## begin SOURCE DATA

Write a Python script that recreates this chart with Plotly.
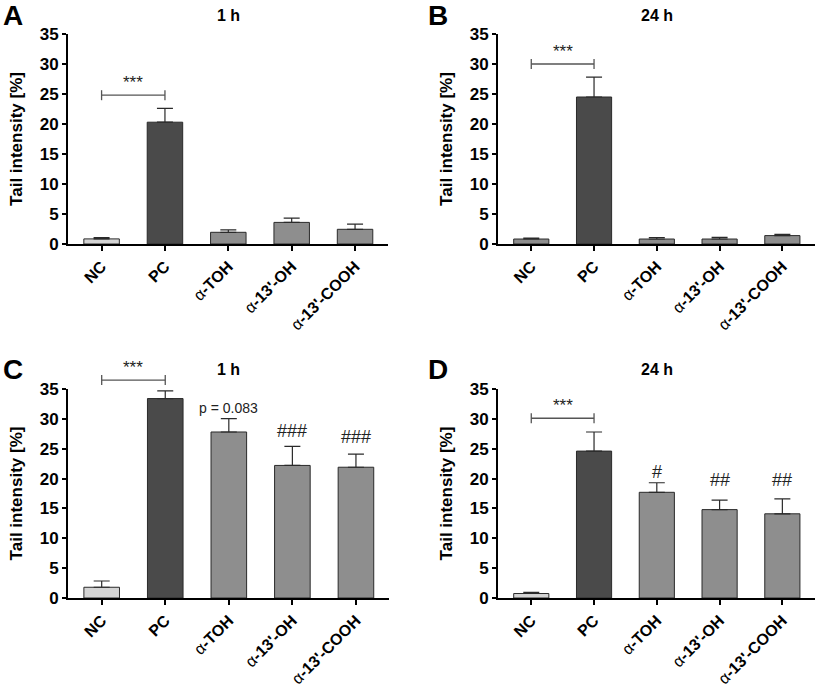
import plotly.graph_objects as go

categories = ["NC", "PC", "α-TOH", "α-13'-OH", "α-13'-COOH"]

# Panel values (mean) and upper error (drawn upward only)
a_mean = [0.85, 20.3, 1.95, 3.6, 2.45]
a_err = [0.2, 2.3, 0.4, 0.7, 0.85]
b_mean = [0.83, 24.5, 0.83, 0.83, 1.4]
b_err = [0.17, 3.3, 0.25, 0.27, 0.2]
c_mean = [1.8, 33.4, 27.8, 22.2, 21.9]
c_err = [1.05, 1.3, 2.25, 3.2, 2.2]
d_mean = [0.75, 24.6, 17.7, 14.8, 14.1]
d_err = [0.2, 3.2, 1.6, 1.6, 2.5]

y_ticks = [0, 5, 10, 15, 20, 25, 30, 35]
panel_letters = ["A", "B", "C", "D"]
panel_titles = ["1 h", "24 h", "1 h", "24 h"]
bracket_y = [24.8, 30.0, 36.5, 30.1]
# per-panel bar annotations: (category index, y value, text, size)
annots_c = [(2, 31.9, "p = 0.083", 14), (3, 28.0, "###", 18), (4, 26.9, "###", 18)]
annots_d = [(2, 21.1, "#", 18), (3, 19.7, "##", 18), (4, 19.7, "##", 18)]
panel_annots = [[], [], annots_c, annots_d]

means = [a_mean, b_mean, c_mean, d_mean]
errs = [a_err, b_err, c_err, d_err]
nc_colors = ["#d4d4d4", "#8e8e8e", "#d4d4d4", "#d4d4d4"]

W, H = 817, 688
# plot boxes in pixels (left, right, top, bottom)
boxes = [(68, 388, 34, 244), (498, 815, 34, 244), (68, 389, 389, 598), (498, 815, 389, 598)]
letter_x = [1, 426, 1, 426]
YMAX = 35

FONT = "Arial, Liberation Sans, Helvetica, sans-serif"

fig = go.Figure()
layout = dict(
    width=W, height=H,
    margin=dict(l=0, r=0, t=0, b=0, autoexpand=False),
    plot_bgcolor="white", paper_bgcolor="white",
    showlegend=False,
    font=dict(family=FONT, color="black"),
    bargap=0.44,
)
shapes = []
annotations = []

ticktext = []
for c in categories:
    if c.startswith("α"):
        ticktext.append("<span style='font-weight:normal'>α</span><b>" + c[1:] + "</b>")
    else:
        ticktext.append("<b>" + c + "</b>")

for i in range(4):
    n = "" if i == 0 else str(i + 1)
    xa, ya = "x" + n, "y" + n
    l, r, t, b = boxes[i]
    xdom = [l / W, r / W]
    ydom = [1 - b / H, 1 - t / H]

    def to_paper(v, ydom=ydom):
        return ydom[0] + v / YMAX * (ydom[1] - ydom[0])

    colors = [nc_colors[i], "#4a4a4a", "#8e8e8e", "#8e8e8e", "#8e8e8e"]
    fig.add_trace(go.Bar(
        x=list(range(len(categories))), y=means[i],
        marker=dict(color=colors, line=dict(color="#2a2a2a", width=1)),
        error_y=dict(type="data", symmetric=False, array=errs[i],
                     arrayminus=[0] * len(categories),
                     color="#2a2a2a", thickness=1.2, width=8),
        xaxis=xa, yaxis=ya,
    ))
    layout["xaxis" + n] = dict(
        domain=xdom, anchor=ya, range=[-0.53, 4.52], automargin=False,
        tickmode="array", tickvals=list(range(len(categories))), ticktext=ticktext,
        tickangle=-45, ticks="outside", ticklen=5, tickwidth=1.5, tickcolor="black",
        showline=True, linecolor="black", linewidth=2, showgrid=False, zeroline=False,
        tickfont=dict(size=16, family=FONT),
        fixedrange=True,
    )
    layout["yaxis" + n] = dict(
        domain=ydom, anchor=xa, range=[0, YMAX], automargin=False,
        tickmode="array", tickvals=y_ticks, ticktext=["<b>%d</b>" % v for v in y_ticks],
        ticks="outside", ticklen=4, tickwidth=1.5, tickcolor="black",
        showline=True, linecolor="black", linewidth=2, showgrid=False, zeroline=False,
        tickfont=dict(size=17, family=FONT),
        title=dict(text="<b>Tail intensity [%]</b>", font=dict(size=17, family=FONT),
                   standoff=13),
        fixedrange=True,
    )
    # panel title
    annotations.append(dict(
        text="<b>" + panel_titles[i] + "</b>", xref="paper", yref="paper",
        x=(xdom[0] + xdom[1]) / 2, y=1 - (t - 19) / H, xanchor="center", yanchor="middle",
        showarrow=False, font=dict(size=16, family=FONT),
    ))
    # panel letter
    annotations.append(dict(
        text="<b>" + panel_letters[i] + "</b>", xref="paper", yref="paper",
        x=letter_x[i] / W, y=1 - (t - 19) / H, xanchor="left", yanchor="middle",
        showarrow=False, font=dict(size=28, family=FONT),
    ))
    # significance bracket NC vs PC
    by = to_paper(bracket_y[i])
    tick_h = 5 / H
    shapes.append(dict(type="line", xref=xa, yref="paper", x0=0, x1=1, y0=by, y1=by,
                       line=dict(color="#555555", width=1.3)))
    for xv in (0, 1):
        shapes.append(dict(type="line", xref=xa, yref="paper", x0=xv, x1=xv,
                           y0=by - tick_h, y1=by + tick_h,
                           line=dict(color="#555555", width=1.3)))
    annotations.append(dict(
        text="***", xref=xa, yref="paper", x=0.5, y=by + 1 / H,
        xanchor="center", yanchor="bottom", showarrow=False,
        font=dict(size=17, family=FONT, color="#222222"),
    ))
    for (ci, yv, txt, sz) in panel_annots[i]:
        annotations.append(dict(
            text=txt, xref=xa, yref="paper", x=ci, y=to_paper(yv),
            xanchor="center", yanchor="middle", showarrow=False,
            font=dict(size=sz, family=FONT, color="#222222"),
        ))

layout["shapes"] = shapes
layout["annotations"] = annotations
fig.update_layout(**layout)
fig.write_html("out.html", config={"displayModeBar": False},
               post_script="document.body.style.margin='0';document.body.style.overflow='hidden';")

## end SOURCE DATA

■ **EXERCISE BRIEF**: Produce an exact copy of each line of data, skipping embedded images.

■ **RESULT**:
Write a Python script that recreates this chart with Plotly.
import plotly.graph_objects as go

categories = ["NC", "PC", "α-TOH", "α-13'-OH", "α-13'-COOH"]

# Panel values (mean) and upper error (drawn upward only)
a_mean = [0.85, 20.3, 1.95, 3.6, 2.45]
a_err = [0.2, 2.3, 0.4, 0.7, 0.85]
b_mean = [0.83, 24.5, 0.83, 0.83, 1.4]
b_err = [0.17, 3.3, 0.25, 0.27, 0.2]
c_mean = [1.8, 33.4, 27.8, 22.2, 21.9]
c_err = [1.05, 1.3, 2.25, 3.2, 2.2]
d_mean = [0.75, 24.6, 17.7, 14.8, 14.1]
d_err = [0.2, 3.2, 1.6, 1.6, 2.5]

y_ticks = [0, 5, 10, 15, 20, 25, 30, 35]
panel_letters = ["A", "B", "C", "D"]
panel_titles = ["1 h", "24 h", "1 h", "24 h"]
bracket_y = [24.8, 30.0, 36.5, 30.1]
# per-panel bar annotations: (category index, y value, text, size)
annots_c = [(2, 31.9, "p = 0.083", 14), (3, 28.0, "###", 18), (4, 26.9, "###", 18)]
annots_d = [(2, 21.1, "#", 18), (3, 19.7, "##", 18), (4, 19.7, "##", 18)]
panel_annots = [[], [], annots_c, annots_d]

means = [a_mean, b_mean, c_mean, d_mean]
errs = [a_err, b_err, c_err, d_err]
nc_colors = ["#d4d4d4", "#8e8e8e", "#d4d4d4", "#d4d4d4"]

W, H = 817, 688
# plot boxes in pixels (left, right, top, bottom)
boxes = [(68, 388, 34, 244), (498, 815, 34, 244), (68, 389, 389, 598), (498, 815, 389, 598)]
letter_x = [1, 426, 1, 426]
YMAX = 35

FONT = "Arial, Liberation Sans, Helvetica, sans-serif"

fig = go.Figure()
layout = dict(
    width=W, height=H,
    margin=dict(l=0, r=0, t=0, b=0, autoexpand=False),
    plot_bgcolor="white", paper_bgcolor="white",
    showlegend=False,
    font=dict(family=FONT, color="black"),
    bargap=0.44,
)
shapes = []
annotations = []

ticktext = []
for c in categories:
    if c.startswith("α"):
        ticktext.append("<span style='font-weight:normal'>α</span><b>" + c[1:] + "</b>")
    else:
        ticktext.append("<b>" + c + "</b>")

for i in range(4):
    n = "" if i == 0 else str(i + 1)
    xa, ya = "x" + n, "y" + n
    l, r, t, b = boxes[i]
    xdom = [l / W, r / W]
    ydom = [1 - b / H, 1 - t / H]

    def to_paper(v, ydom=ydom):
        return ydom[0] + v / YMAX * (ydom[1] - ydom[0])

    colors = [nc_colors[i], "#4a4a4a", "#8e8e8e", "#8e8e8e", "#8e8e8e"]
    fig.add_trace(go.Bar(
        x=list(range(len(categories))), y=means[i],
        marker=dict(color=colors, line=dict(color="#2a2a2a", width=1)),
        error_y=dict(type="data", symmetric=False, array=errs[i],
                     arrayminus=[0] * len(categories),
                     color="#2a2a2a", thickness=1.2, width=8),
        xaxis=xa, yaxis=ya,
    ))
    layout["xaxis" + n] = dict(
        domain=xdom, anchor=ya, range=[-0.53, 4.52], automargin=False,
        tickmode="array", tickvals=list(range(len(categories))), ticktext=ticktext,
        tickangle=-45, ticks="outside", ticklen=5, tickwidth=1.5, tickcolor="black",
        showline=True, linecolor="black", linewidth=2, showgrid=False, zeroline=False,
        tickfont=dict(size=16, family=FONT),
        fixedrange=True,
    )
    layout["yaxis" + n] = dict(
        domain=ydom, anchor=xa, range=[0, YMAX], automargin=False,
        tickmode="array", tickvals=y_ticks, ticktext=["<b>%d</b>" % v for v in y_ticks],
        ticks="outside", ticklen=4, tickwidth=1.5, tickcolor="black",
        showline=True, linecolor="black", linewidth=2, showgrid=False, zeroline=False,
        tickfont=dict(size=17, family=FONT),
        title=dict(text="<b>Tail intensity [%]</b>", font=dict(size=17, family=FONT),
                   standoff=13),
        fixedrange=True,
    )
    # panel title
    annotations.append(dict(
        text="<b>" + panel_titles[i] + "</b>", xref="paper", yref="paper",
        x=(xdom[0] + xdom[1]) / 2, y=1 - (t - 19) / H, xanchor="center", yanchor="middle",
        showarrow=False, font=dict(size=16, family=FONT),
    ))
    # panel letter
    annotations.append(dict(
        text="<b>" + panel_letters[i] + "</b>", xref="paper", yref="paper",
        x=letter_x[i] / W, y=1 - (t - 19) / H, xanchor="left", yanchor="middle",
        showarrow=False, font=dict(size=28, family=FONT),
    ))
    # significance bracket NC vs PC
    by = to_paper(bracket_y[i])
    tick_h = 5 / H
    shapes.append(dict(type="line", xref=xa, yref="paper", x0=0, x1=1, y0=by, y1=by,
                       line=dict(color="#555555", width=1.3)))
    for xv in (0, 1):
        shapes.append(dict(type="line", xref=xa, yref="paper", x0=xv, x1=xv,
                           y0=by - tick_h, y1=by + tick_h,
                           line=dict(color="#555555", width=1.3)))
    annotations.append(dict(
        text="***", xref=xa, yref="paper", x=0.5, y=by + 1 / H,
        xanchor="center", yanchor="bottom", showarrow=False,
        font=dict(size=17, family=FONT, color="#222222"),
    ))
    for (ci, yv, txt, sz) in panel_annots[i]:
        annotations.append(dict(
            text=txt, xref=xa, yref="paper", x=ci, y=to_paper(yv),
            xanchor="center", yanchor="middle", showarrow=False,
            font=dict(size=sz, family=FONT, color="#222222"),
        ))

layout["shapes"] = shapes
layout["annotations"] = annotations
fig.update_layout(**layout)
fig.write_html("out.html", config={"displayModeBar": False},
               post_script="document.body.style.margin='0';document.body.style.overflow='hidden';")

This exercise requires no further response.